We can perform text search using aggregation pipeline as well. This is done using the `$text` operator in the `$match` stage. And we can get the relevancy score using `$meta` operator.

----

In [13]:
# Aggregation pipeline

cur = db.airbnb.aggregate([
            # Stage 1 - match
            {
                '$match': {
                            '$text':{'$search': '"cozy room close to subway" -Midtown'}
                            }
            },
            # Stage 2 - project
            {
                '$project':{
                             'description':1,
                             '_id':0,
                             # Relevancy score
                             'score': {'$meta': "textScore"}
                            }
            }
])

for doc in cur:
    pp.pprint(doc)

{'description': 'Cozy room close to subway, 20 mins to Manhattan',
 'score': 2.2857142857142856}
{'description': 'Cozy room close to subway, 20 mins to Time Square',
 'score': 2.25}


---

**Restriction** :-
- Only one text index per collection.

---

In [14]:
# Only one text index per collection
db.airbnb.create_index([('host.name', 'text')])

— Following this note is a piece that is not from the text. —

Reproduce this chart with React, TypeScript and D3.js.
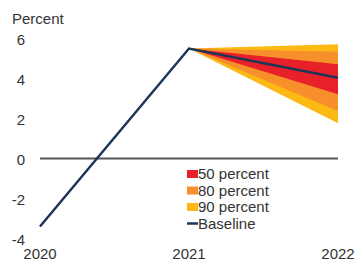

OperationFailure: Index: { v: 2, key: { _fts: "text", _ftsx: 1 }, name: "host.name_text", weights: { host.name: 1 }, default_language: "english", language_override: "language", textIndexVersion: 3 } already exists with different options: { v: 2, key: { _fts: "text", _ftsx: 1 }, name: "description_index", weights: { description: 1 }, default_language: "english", language_override: "language", textIndexVersion: 3 }, full error: {'ok': 0.0, 'errmsg': 'Index: { v: 2, key: { _fts: "text", _ftsx: 1 }, name: "host.name_text", weights: { host.name: 1 }, default_language: "english", language_override: "language", textIndexVersion: 3 } already exists with different options: { v: 2, key: { _fts: "text", _ftsx: 1 }, name: "description_index", weights: { description: 1 }, default_language: "english", language_override: "language", textIndexVersion: 3 }', 'code': 85, 'codeName': 'IndexOptionsConflict'}

---
### Exercise 1 -

Count the number of documents that contain the words `park`, `subway`, and `city` in `description`.

---

---
### Exercise 2 -

Count the number of documents that contain either the words `park` or `subway` but not `city` in `description`.

---